→ Exercise description: Please write out the lines of the data exactly, beginning with the first and ending with the line containing "const gridPoints = 100;"; leave the pictures behind.
• • • •
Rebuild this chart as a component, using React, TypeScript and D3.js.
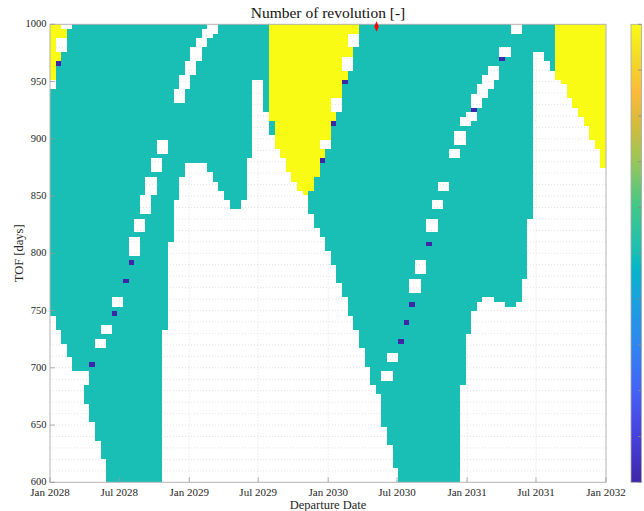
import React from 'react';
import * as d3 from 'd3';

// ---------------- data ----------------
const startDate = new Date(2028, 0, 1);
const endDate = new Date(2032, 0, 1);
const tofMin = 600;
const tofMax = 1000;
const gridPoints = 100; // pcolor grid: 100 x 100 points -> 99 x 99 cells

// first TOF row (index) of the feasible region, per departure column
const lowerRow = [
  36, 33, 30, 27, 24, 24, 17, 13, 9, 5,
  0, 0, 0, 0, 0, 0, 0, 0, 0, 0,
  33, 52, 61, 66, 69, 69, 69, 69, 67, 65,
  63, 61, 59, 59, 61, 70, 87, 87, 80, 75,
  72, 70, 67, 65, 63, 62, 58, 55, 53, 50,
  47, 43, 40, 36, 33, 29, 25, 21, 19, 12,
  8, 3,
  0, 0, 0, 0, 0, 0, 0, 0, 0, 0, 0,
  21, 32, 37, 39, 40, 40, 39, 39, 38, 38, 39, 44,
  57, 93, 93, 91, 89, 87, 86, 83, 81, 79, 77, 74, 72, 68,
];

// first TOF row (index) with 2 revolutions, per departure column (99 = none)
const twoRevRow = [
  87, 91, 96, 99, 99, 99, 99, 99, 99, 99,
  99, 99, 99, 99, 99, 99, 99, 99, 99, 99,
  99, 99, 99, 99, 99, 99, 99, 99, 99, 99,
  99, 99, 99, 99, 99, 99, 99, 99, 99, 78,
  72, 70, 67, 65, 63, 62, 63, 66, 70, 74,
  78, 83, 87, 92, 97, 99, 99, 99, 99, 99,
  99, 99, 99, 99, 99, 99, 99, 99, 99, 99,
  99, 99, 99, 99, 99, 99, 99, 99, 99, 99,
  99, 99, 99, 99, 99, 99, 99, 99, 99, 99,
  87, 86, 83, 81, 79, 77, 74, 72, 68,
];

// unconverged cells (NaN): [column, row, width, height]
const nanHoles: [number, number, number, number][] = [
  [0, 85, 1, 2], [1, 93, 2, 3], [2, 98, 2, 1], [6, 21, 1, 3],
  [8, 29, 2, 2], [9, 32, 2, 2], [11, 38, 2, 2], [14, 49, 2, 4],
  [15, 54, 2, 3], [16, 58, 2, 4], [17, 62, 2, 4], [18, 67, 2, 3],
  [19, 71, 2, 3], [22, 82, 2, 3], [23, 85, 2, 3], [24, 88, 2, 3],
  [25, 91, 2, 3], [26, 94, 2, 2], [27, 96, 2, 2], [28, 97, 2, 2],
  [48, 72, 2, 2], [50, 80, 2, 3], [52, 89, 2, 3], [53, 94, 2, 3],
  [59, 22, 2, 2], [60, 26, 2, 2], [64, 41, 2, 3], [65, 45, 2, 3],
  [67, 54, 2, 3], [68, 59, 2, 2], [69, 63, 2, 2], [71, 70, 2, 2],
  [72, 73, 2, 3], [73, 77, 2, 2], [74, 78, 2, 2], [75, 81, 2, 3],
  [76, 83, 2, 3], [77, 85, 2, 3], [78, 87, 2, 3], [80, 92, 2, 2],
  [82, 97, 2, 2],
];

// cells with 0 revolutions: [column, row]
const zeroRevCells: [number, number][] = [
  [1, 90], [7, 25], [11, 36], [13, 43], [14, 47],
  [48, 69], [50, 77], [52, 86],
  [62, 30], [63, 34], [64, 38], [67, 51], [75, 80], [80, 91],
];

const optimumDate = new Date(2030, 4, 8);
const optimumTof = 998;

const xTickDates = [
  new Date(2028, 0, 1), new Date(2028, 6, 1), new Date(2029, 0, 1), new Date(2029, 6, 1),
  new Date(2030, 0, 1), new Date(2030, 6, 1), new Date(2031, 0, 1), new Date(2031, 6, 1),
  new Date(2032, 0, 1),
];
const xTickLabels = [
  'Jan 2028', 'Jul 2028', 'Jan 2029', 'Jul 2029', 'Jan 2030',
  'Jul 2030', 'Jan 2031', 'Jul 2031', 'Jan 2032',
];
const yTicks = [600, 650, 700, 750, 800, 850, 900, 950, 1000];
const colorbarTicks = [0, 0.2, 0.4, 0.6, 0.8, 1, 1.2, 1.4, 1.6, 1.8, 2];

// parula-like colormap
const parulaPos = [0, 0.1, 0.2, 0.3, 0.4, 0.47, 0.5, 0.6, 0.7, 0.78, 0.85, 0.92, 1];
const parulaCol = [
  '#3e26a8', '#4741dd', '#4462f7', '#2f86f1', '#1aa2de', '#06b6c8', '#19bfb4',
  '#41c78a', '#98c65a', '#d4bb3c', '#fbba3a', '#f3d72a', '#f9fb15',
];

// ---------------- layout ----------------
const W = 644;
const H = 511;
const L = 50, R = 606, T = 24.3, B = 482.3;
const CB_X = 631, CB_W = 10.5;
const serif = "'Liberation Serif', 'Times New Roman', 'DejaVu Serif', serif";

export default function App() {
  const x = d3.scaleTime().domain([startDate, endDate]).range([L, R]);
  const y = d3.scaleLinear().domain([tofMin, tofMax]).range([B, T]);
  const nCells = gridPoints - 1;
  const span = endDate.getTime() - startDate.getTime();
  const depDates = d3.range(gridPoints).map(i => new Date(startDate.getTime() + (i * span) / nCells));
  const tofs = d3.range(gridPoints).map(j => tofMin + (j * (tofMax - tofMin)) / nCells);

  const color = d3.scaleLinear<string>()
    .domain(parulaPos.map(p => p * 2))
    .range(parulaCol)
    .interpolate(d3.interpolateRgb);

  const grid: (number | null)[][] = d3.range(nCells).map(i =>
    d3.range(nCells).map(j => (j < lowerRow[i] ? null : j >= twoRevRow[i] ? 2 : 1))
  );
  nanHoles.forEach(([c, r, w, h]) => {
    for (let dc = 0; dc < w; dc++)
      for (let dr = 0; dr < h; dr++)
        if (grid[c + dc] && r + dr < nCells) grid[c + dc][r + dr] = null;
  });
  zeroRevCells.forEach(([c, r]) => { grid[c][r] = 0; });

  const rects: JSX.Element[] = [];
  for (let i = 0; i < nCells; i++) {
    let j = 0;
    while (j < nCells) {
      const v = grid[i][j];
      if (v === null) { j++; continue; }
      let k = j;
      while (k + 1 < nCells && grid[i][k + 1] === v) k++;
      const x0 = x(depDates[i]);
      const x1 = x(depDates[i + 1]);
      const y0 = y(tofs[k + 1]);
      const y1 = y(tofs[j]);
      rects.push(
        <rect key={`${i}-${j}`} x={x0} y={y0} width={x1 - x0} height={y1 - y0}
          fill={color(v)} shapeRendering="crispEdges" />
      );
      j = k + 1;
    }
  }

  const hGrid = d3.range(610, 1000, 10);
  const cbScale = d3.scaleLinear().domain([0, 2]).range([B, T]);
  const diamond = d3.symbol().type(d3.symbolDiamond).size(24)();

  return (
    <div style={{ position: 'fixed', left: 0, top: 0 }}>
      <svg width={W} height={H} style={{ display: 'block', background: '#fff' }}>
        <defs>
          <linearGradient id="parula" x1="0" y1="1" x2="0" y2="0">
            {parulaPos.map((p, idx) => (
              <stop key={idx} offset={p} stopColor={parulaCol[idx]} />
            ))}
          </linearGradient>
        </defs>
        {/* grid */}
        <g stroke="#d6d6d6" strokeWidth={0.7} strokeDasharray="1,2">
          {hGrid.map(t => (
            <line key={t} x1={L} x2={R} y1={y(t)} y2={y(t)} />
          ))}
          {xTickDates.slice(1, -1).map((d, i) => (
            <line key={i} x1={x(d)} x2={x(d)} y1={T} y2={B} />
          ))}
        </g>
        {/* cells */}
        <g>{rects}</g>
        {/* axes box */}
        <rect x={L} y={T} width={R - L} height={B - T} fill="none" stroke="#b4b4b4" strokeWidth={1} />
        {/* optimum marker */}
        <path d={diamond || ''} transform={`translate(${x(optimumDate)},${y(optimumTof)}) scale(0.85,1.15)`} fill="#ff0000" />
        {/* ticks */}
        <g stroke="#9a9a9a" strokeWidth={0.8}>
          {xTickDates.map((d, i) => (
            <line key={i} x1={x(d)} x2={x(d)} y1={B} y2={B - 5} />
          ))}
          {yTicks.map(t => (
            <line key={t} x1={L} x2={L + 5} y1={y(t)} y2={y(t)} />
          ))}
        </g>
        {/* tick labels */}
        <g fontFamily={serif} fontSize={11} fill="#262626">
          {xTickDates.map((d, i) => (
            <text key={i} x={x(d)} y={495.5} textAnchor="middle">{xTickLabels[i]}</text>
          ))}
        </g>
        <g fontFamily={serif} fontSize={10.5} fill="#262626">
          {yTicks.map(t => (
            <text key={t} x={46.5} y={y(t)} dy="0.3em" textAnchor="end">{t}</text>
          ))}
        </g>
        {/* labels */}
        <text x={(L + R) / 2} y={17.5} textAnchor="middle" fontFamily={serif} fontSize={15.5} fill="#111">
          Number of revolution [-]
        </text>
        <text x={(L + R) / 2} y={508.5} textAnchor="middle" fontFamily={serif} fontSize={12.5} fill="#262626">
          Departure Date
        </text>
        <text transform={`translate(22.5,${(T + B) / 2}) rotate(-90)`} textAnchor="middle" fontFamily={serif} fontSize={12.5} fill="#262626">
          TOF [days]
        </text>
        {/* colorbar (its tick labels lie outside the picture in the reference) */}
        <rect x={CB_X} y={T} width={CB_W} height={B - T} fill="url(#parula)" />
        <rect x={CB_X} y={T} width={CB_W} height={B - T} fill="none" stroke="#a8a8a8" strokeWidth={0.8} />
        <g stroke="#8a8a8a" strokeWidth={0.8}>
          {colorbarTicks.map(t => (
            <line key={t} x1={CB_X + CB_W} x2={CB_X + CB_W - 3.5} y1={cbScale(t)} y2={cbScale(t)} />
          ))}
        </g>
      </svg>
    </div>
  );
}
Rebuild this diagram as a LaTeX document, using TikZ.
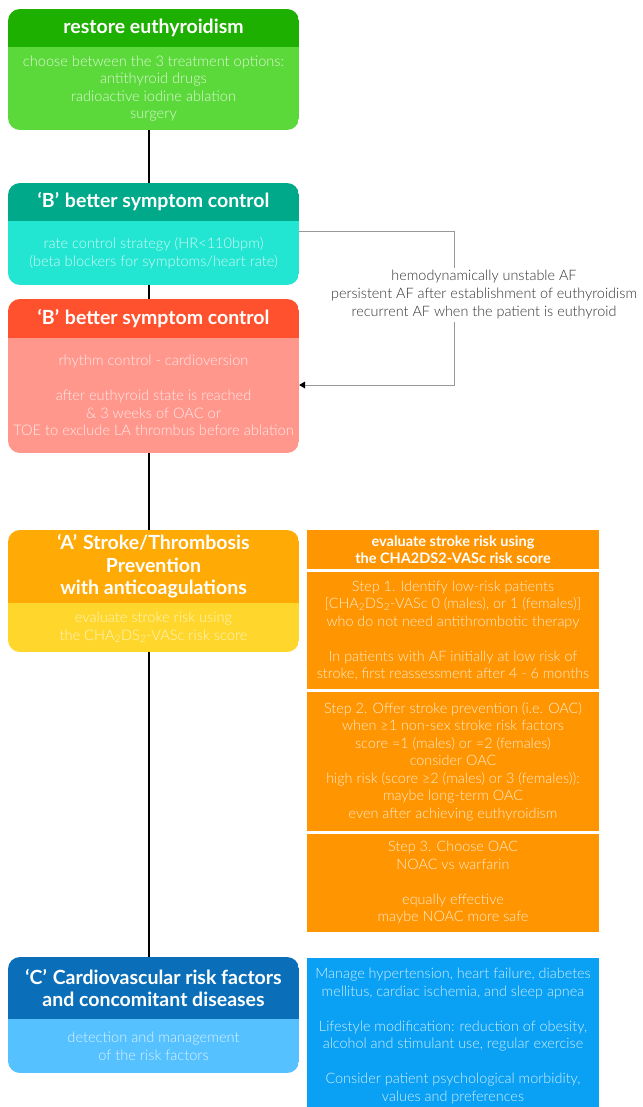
• • • •
→ Task result:
Rebuild this chart as a component, using React, TypeScript and D3.js.
import React from 'react';
import * as d3 from 'd3';

// ---------------- data ----------------
const startDate = new Date(2028, 0, 1);
const endDate = new Date(2032, 0, 1);
const tofMin = 600;
const tofMax = 1000;
const gridPoints = 100; // pcolor grid: 100 x 100 points -> 99 x 99 cells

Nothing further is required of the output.